On the heels of the International Monetary Fund’s approval for the yuan, Russia said it’s preparing to raise $1 billion in yuan-denominated sovereign bonds in Moscow, the Financial Times reported Monday.
Last week, the IMF made the yuan, also known as the renminbi, a world reserve currency by including it in its Special Drawing Rights basket. By integrating the yuan to the SDR, the IMF boosted the credibility of the currency and acknowledged it would be an accepted part of the global economic system.
The latest move by Russia will aid the yuan’s international expansion and could lead to ruble-denominated bonds being issued in China and help promote similar cross-currency issuance by other big emerging markets, eating into the dominant role of the US dollar in global capital, said the FT.

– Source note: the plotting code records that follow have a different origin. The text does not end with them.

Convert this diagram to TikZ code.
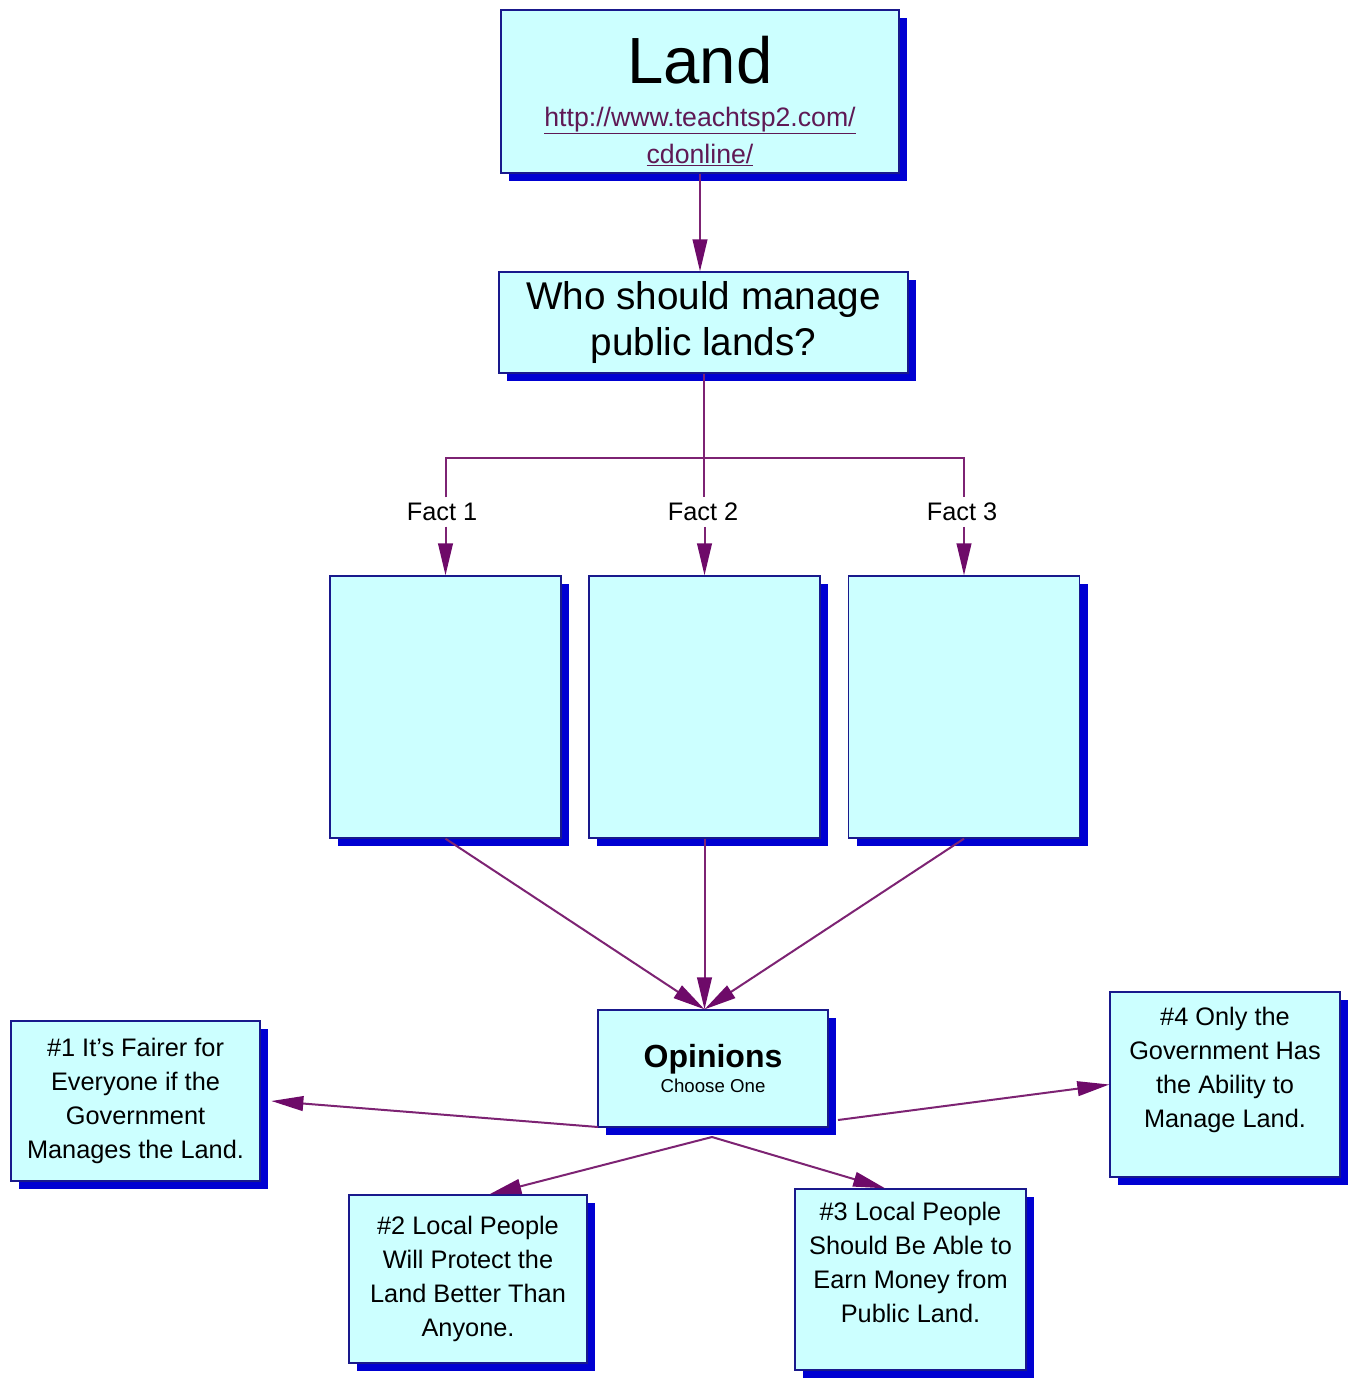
\documentclass[tikz,border=0pt]{standalone}
\usepackage{fontspec}
\setmainfont{Liberation Sans}
\usetikzlibrary{arrows.meta,shadows,positioning}

\definecolor{boxfill}{RGB}{204,255,255}
\definecolor{boxline}{RGB}{25,25,140}
\definecolor{shadowblue}{RGB}{0,0,210}
\definecolor{linkpurple}{RGB}{125,35,115}
\definecolor{arrowpurple}{RGB}{110,10,105}
\definecolor{urlpurple}{RGB}{95,25,85}

\tikzset{every picture/.style={line width=0.75pt}}
\tikzset{
  mapbox/.style={draw=boxline, fill=boxfill, line width=1pt, align=center, inner sep=0pt,
    drop shadow={shadow xshift=6pt, shadow yshift=-6pt, opacity=1, fill=shadowblue}},
  factbox/.style={mapbox, minimum width=173.25pt, minimum height=196.5pt},
  boxtext/.style={font=\fontsize{19}{25.5}\selectfont},
  factlabel/.style={font=\fontsize{19}{22}\selectfont, inner sep=4pt},
  link/.style={draw=linkpurple, line width=1.5pt},
  linkarrow/.style={link, -{Triangle[width=11pt,length=24pt,color=arrowpurple]}},
}

\begin{document}
\begin{tikzpicture}[x=0.75pt,y=0.75pt,yscale=-1,xscale=1]
        \useasboundingbox (0,0) rectangle (1355,1380);
        \fill[white] (0,0) rectangle (1355,1380);

        % Title box
        \node[mapbox, minimum width=298.5pt, minimum height=122.25pt, font=\fontsize{20}{28}\selectfont] (land) at (700,91.5)
          {\rule{0pt}{50pt}{\fontsize{49}{49}\selectfont Land}\\[4pt]
           {\color{urlpurple}\underline{http://www.teachtsp2.com/}}\\
           {\color{urlpurple}\underline{cdonline/}}};

        % Question box
        \node[mapbox, minimum width=306.75pt, minimum height=75.75pt, font=\fontsize{29}{34}\selectfont] (quest) at (703.5,322.5)
          {Who should manage\\public lands?};

        % Fact boxes
        \node[factbox] (fact1) at (445.5,707) {};
        \node[factbox] (fact2) at (704.5,707) {};
        \node[factbox] (fact3) at (964,707) {};

        % Text Node
        \node[factlabel] (lab1) at (442,512) {Fact 1};
        \node[factlabel] (lab2) at (703,512) {Fact 2};
        \node[factlabel] (lab3) at (962,512) {Fact 3};

        % Opinions box
        \node[mapbox, minimum width=172.5pt, minimum height=87.75pt, font=\fontsize{14}{19}\selectfont] (opin) at (713,1068.5)
          {{\fontsize{24}{24}\selectfont\bfseries Opinions}\\Choose One};

        % Opinion boxes
        \node[mapbox, boxtext, minimum width=186.75pt, minimum height=120pt] (op1) at (135.5,1101)
          {\#1 It's Fairer for\\Everyone if the\\Government\\Manages the Land.};
        \node[mapbox, boxtext, minimum width=178.5pt, minimum height=126pt] (op2) at (468,1279)
          {\#2 Local People\\Will Protect the\\Land Better Than\\Anyone.};
        \node[mapbox, boxtext, minimum width=173.25pt, minimum height=135.75pt] (op3) at (910.5,1279.5)
          {\#3 Local People\\Should Be Able to\\Earn Money from\\Public Land.\\{}};
        \node[mapbox, boxtext, minimum width=172.5pt, minimum height=138.75pt] (op4) at (1225,1084.5)
          {\#4 Only the\\Government Has\\the Ability to\\Manage Land.\\{}};

        % Connectors
        \draw[linkarrow] (land.south) -- (land.south |- quest.north);

        \coordinate (bus) at (703.5,458);
        \draw[link] (quest.south) -- (bus);
        \draw[link] (lab1.north -| fact1.north) |- (bus) -| (lab3.north -| fact3.north);
        \draw[link] (bus) -- (lab2.north -| bus);

        \draw[linkarrow] (lab1.south -| fact1.north) -- (fact1.north);
        \draw[linkarrow] (lab2.south -| fact2.north) -- (fact2.north);
        \draw[linkarrow] (lab3.south -| fact3.north) -- (fact3.north);

        \coordinate (meet) at (fact2.south |- opin.north);
        \draw[linkarrow] (fact1.south) -- (meet);
        \draw[linkarrow] (fact2.south) -- (meet);
        \draw[linkarrow] (fact3.south) -- (meet);

        \coordinate (oleft) at (598,1127);
        \coordinate (oright) at (838,1120);
        \coordinate (obot) at (712,1137);
        \draw[linkarrow] (oleft) -- ([xshift=8pt]op1.east);
        \draw[linkarrow] (oright) -- (op4.west);
        \draw[linkarrow] (obot) -- ([xshift=16pt]op2.north);
        \draw[linkarrow] (obot) -- ([xshift=-19pt]op3.north);

    \end{tikzpicture}
\end{document}
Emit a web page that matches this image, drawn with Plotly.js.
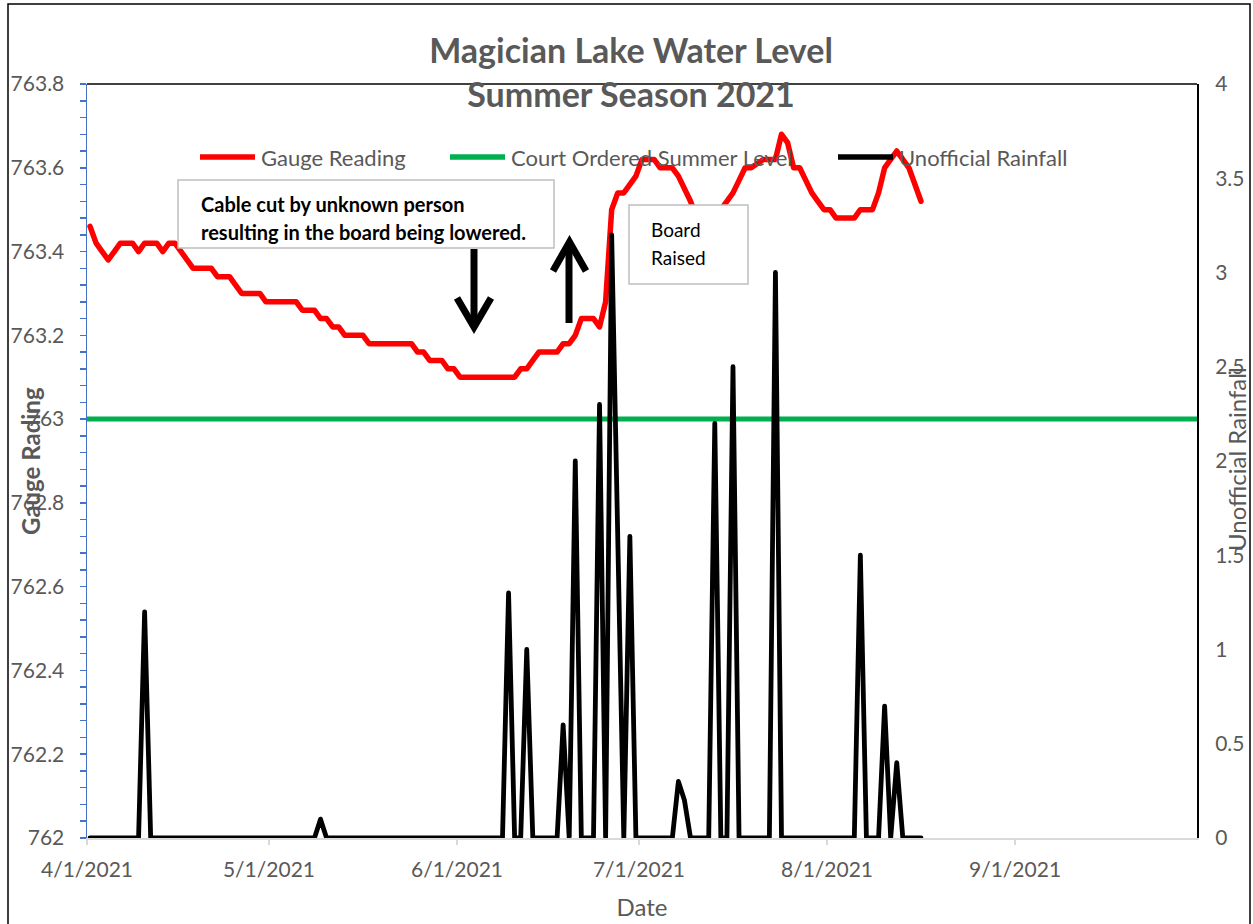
<!DOCTYPE html>
<html>
<head>
<meta charset="utf-8">
<script src="https://cdn.plot.ly/plotly-3.0.1.min.js"></script>
<style>
  html, body { margin: 0; padding: 0; background: #fff; }
  #chart { width: 1253px; height: 924px; }
  .scatterlayer path.js-line { stroke-linejoin: round; stroke-linecap: round; }
</style>
</head>
<body>
<div id="chart"></div>
<script>
// ---------------- DATA ----------------
const startDate = '2021-04-01';

const gaugeReading = [
  763.46, 763.42, 763.40, 763.38, 763.40, 763.42, 763.42, 763.42, 763.40, 763.42,
  763.42, 763.42, 763.40, 763.42, 763.42, 763.40, 763.38, 763.36, 763.36, 763.36,
  763.36, 763.34, 763.34, 763.34, 763.32, 763.30, 763.30, 763.30, 763.30, 763.28,
  763.28, 763.28, 763.28, 763.28, 763.28, 763.26, 763.26, 763.26, 763.24, 763.24,
  763.22, 763.22, 763.20, 763.20, 763.20, 763.20, 763.18, 763.18, 763.18, 763.18,
  763.18, 763.18, 763.18, 763.18, 763.16, 763.16, 763.14, 763.14, 763.14, 763.12,
  763.12, 763.10, 763.10, 763.10, 763.10, 763.10, 763.10, 763.10, 763.10, 763.10,
  763.10, 763.12, 763.12, 763.14, 763.16, 763.16, 763.16, 763.16, 763.18, 763.18,
  763.20, 763.24, 763.24, 763.24, 763.22, 763.28, 763.50, 763.54, 763.54, 763.56,
  763.58, 763.62, 763.62, 763.62, 763.60, 763.60, 763.60, 763.58, 763.55, 763.52,
  763.48, 763.46, 763.46, 763.48, 763.50, 763.52, 763.54, 763.57, 763.60, 763.60,
  763.61, 763.62, 763.62, 763.62, 763.68, 763.66, 763.60, 763.60, 763.57, 763.54,
  763.52, 763.50, 763.50, 763.48, 763.48, 763.48, 763.48, 763.50, 763.50, 763.50,
  763.54, 763.60, 763.62, 763.64, 763.62, 763.60, 763.56, 763.52
];

const unofficialRainfall = [
  0, 0, 0, 0, 0, 0, 0, 0, 0, 1.2,
  0, 0, 0, 0, 0, 0, 0, 0, 0, 0,
  0, 0, 0, 0, 0, 0, 0, 0, 0, 0,
  0, 0, 0, 0, 0, 0, 0, 0, 0.1, 0,
  0, 0, 0, 0, 0, 0, 0, 0, 0, 0,
  0, 0, 0, 0, 0, 0, 0, 0, 0, 0,
  0, 0, 0, 0, 0, 0, 0, 0, 0, 1.3,
  0, 0, 1.0, 0, 0, 0, 0, 0, 0.6, 0,
  2.0, 0, 0, 0, 2.3, 0, 3.2, 1.6, 0, 1.6,
  0, 0, 0, 0, 0, 0, 0, 0.3, 0.2, 0,
  0, 0, 0, 2.2, 0, 0, 2.5, 0, 0, 0,
  0, 0, 0, 3.0, 0, 0, 0, 0, 0, 0,
  0, 0, 0, 0, 0, 0, 0, 1.5, 0, 0,
  0, 0.7, 0, 0.4, 0, 0, 0, 0
];

const courtLevelDates = ['2021-04-01', '2021-10-01'];
const courtOrderedLevel = [763.0, 763.0];

const tickDates = ['2021-04-01', '2021-05-01', '2021-06-01', '2021-07-01', '2021-08-01', '2021-09-01'];
const tickLabels = ['4/1/2021', '5/1/2021', '6/1/2021', '7/1/2021', '8/1/2021', '9/1/2021'];

// daily date categories (points sit mid-day, like Excel's "between tick marks")
const dates = gaugeReading.map((_, i) => {
  const d = new Date(Date.UTC(2021, 3, 1 + i, 12));
  return d.toISOString().slice(0, 10) + ' 12:00';
});

// ---------------- LAYOUT HELPERS ----------------
const W = 1253, H = 924;
const L = 87, R = 1197, T = 84, B = 838;
const px = x => (x - L) / (R - L);
const py = y => (B - y) / (B - T);
const FONT = 'Lato, "Open Sans", sans-serif';
const GRAY = '#595959';

function pathFrom(points) {
  return points.map((p, i) => (i ? 'L' : 'M') + px(p[0]).toFixed(5) + ',' + py(p[1]).toFixed(5)).join(' ');
}

const traces = [
  {
    x: dates, y: gaugeReading, name: 'Gauge Reading', type: 'scatter', mode: 'lines',
    line: { color: '#ff0000', width: 5.5 }, yaxis: 'y', showlegend: false
  },
  {
    x: courtLevelDates, y: courtOrderedLevel, name: 'Court Ordered Summer Level', type: 'scatter', mode: 'lines',
    line: { color: '#00b050', width: 5 }, yaxis: 'y', showlegend: false
  },
  {
    x: dates, y: unofficialRainfall, name: 'Unofficial Rainfall', type: 'scatter', mode: 'lines',
    line: { color: '#000000', width: 4.8 }, yaxis: 'y2', showlegend: false
  }
];

const legendItems = [
  { label: 'Gauge Reading', color: '#ff0000', x: 200 },
  { label: 'Court Ordered Summer Level', color: '#00b050', x: 450 },
  { label: 'Unofficial Rainfall', color: '#000000', x: 838 }
];
const legendY = 157;

const shapes = [
  // outer chart border
  { type: 'rect', xref: 'paper', yref: 'paper', x0: px(8), x1: px(1250), y0: py(940), y1: py(4),
    line: { color: '#000', width: 1.5 }, fillcolor: 'rgba(0,0,0,0)', layer: 'below' },
  // plot area top border
  { type: 'line', xref: 'paper', yref: 'paper', x0: 0, x1: 1, y0: 1, y1: 1,
    line: { color: '#000', width: 1.5 }, layer: 'below' },
  // text boxes
  { type: 'rect', xref: 'paper', yref: 'paper', x0: px(178), x1: px(554), y0: py(248), y1: py(180),
    line: { color: '#bfbfbf', width: 1.5 }, fillcolor: '#ffffff', layer: 'above' },
  { type: 'rect', xref: 'paper', yref: 'paper', x0: px(629), x1: px(748), y0: py(284), y1: py(205),
    line: { color: '#bfbfbf', width: 1.5 }, fillcolor: '#ffffff', layer: 'above' },
  // down arrow
  { type: 'path', xref: 'paper', yref: 'paper', path: pathFrom([[474, 249], [474, 326]]),
    line: { color: '#000', width: 7 }, layer: 'above' },
  { type: 'path', xref: 'paper', yref: 'paper', path: pathFrom([[457, 298], [474, 327], [491, 298]]),
    line: { color: '#000', width: 7 }, layer: 'above' },
  // up arrow
  { type: 'path', xref: 'paper', yref: 'paper', path: pathFrom([[569, 323], [569, 243]]),
    line: { color: '#000', width: 7 }, layer: 'above' },
  { type: 'path', xref: 'paper', yref: 'paper', path: pathFrom([[553, 271], [569.5, 242], [586, 271]]),
    line: { color: '#000', width: 7 }, layer: 'above' }
];
legendItems.forEach(it => {
  shapes.push({ type: 'line', xref: 'paper', yref: 'paper', x0: px(it.x), x1: px(it.x + 55),
    y0: py(legendY), y1: py(legendY), line: { color: it.color, width: 5.5 }, layer: 'above' });
});

const annotations = [
  { text: 'Cable cut by unknown person', x: px(199), y: py(204), xanchor: 'left', yanchor: 'middle',
    font: { family: FONT, size: 20, color: '#000', weight: 'bold' } },
  { text: 'resulting in the board being lowered.', x: px(199), y: py(232), xanchor: 'left', yanchor: 'middle',
    font: { family: FONT, size: 20, color: '#000', weight: 'bold' } },
  { text: 'Board', x: px(649), y: py(229), xanchor: 'left', yanchor: 'middle',
    font: { family: FONT, size: 19, color: '#000' } },
  { text: 'Raised', x: px(649), y: py(257), xanchor: 'left', yanchor: 'middle',
    font: { family: FONT, size: 19, color: '#000' } },
  // axis titles (they overlap the tick labels in the reference)
  { text: '<b>Gauge Rading</b>', x: px(30), y: py(461), textangle: -90, xanchor: 'center', yanchor: 'middle',
    font: { family: FONT, size: 24, color: GRAY } },
  { text: 'Unofficial Rainfall', x: px(1237), y: py(459), textangle: -90, xanchor: 'center', yanchor: 'middle',
    font: { family: FONT, size: 24, color: GRAY } }
];
legendItems.forEach(it => {
  annotations.push({ text: it.label, x: px(it.x + 59), y: py(legendY), xanchor: 'left', yanchor: 'middle',
    font: { family: FONT, size: 22, color: GRAY } });
});
annotations.forEach(a => { a.xref = 'paper'; a.yref = 'paper'; a.showarrow = false; });

const tickFont = { family: FONT, size: 21, color: GRAY };

const layout = {
  width: W, height: H, autosize: false,
  margin: { l: L, r: W - R, t: T, b: H - B, pad: 0 },
  paper_bgcolor: '#ffffff', plot_bgcolor: '#ffffff',
  showlegend: false,
  title: {
    text: '<b>Magician Lake Water Level<br>Summer Season 2021</b>',
    font: { family: FONT, size: 34, color: GRAY },
    x: 631 / W, xanchor: 'center', xref: 'container',
    y: 1 - 63 / H, yanchor: 'middle', yref: 'container'
  },
  xaxis: {
    type: 'date', range: ['2021-04-01', '2021-10-01'],
    tickmode: 'array', tickvals: tickDates, ticktext: tickLabels,
    showline: true, linecolor: '#d9d9d9', linewidth: 1.5,
    ticks: 'outside', ticklen: 5, tickcolor: '#d9d9d9', tickwidth: 1.5,
    showgrid: false, zeroline: false, tickfont: tickFont, ticklabelstandoff: 7,
    title: { text: 'Date', font: { family: FONT, size: 24, color: GRAY }, standoff: 19 },
    automargin: false
  },
  yaxis: {
    range: [762, 763.8], tick0: 762, dtick: 0.2,
    showline: true, linecolor: '#4472c4', linewidth: 1.5,
    ticks: 'outside', ticklen: 6, tickcolor: '#4472c4', tickwidth: 1.5,
    minor: { dtick: 0.04, ticks: 'outside', ticklen: 6, tickcolor: '#4472c4', tickwidth: 1.5 },
    showgrid: false, zeroline: false, tickfont: tickFont, ticklabelstandoff: 11,
    automargin: false
  },
  yaxis2: {
    overlaying: 'y', side: 'right', range: [0, 4], tick0: 0, dtick: 0.5,
    showline: true, linecolor: '#000000', linewidth: 2,
    ticks: '', showgrid: false, zeroline: false, tickfont: tickFont, ticklabelstandoff: 12,
    automargin: false
  },
  shapes: shapes,
  annotations: annotations
};

Plotly.newPlot('chart', traces, layout, { displayModeBar: false, staticPlot: true });
</script>
</body>
</html>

This isn’t just a diplomatic nicety by Russia, but an opportunity to do an end-around the sanctions imposed by the US and Europe. In September 2014, the US and EU imposed sanctions in response to Russia’s annexation of Crimea and its backing of separatists in eastern Ukraine. Since then many Russian companies have been barred from issuing foreign currency bonds in dollars or euros.
The yuan-denominated bonds would potentially open a new source of foreign funding for Russian banks and businesses shut out of capital markets in the US and Europe by the sanctions.
Russia is not the first to issue renminbi-denominated sovereign debt. Last year, the United Kingdom became the first western country to do so.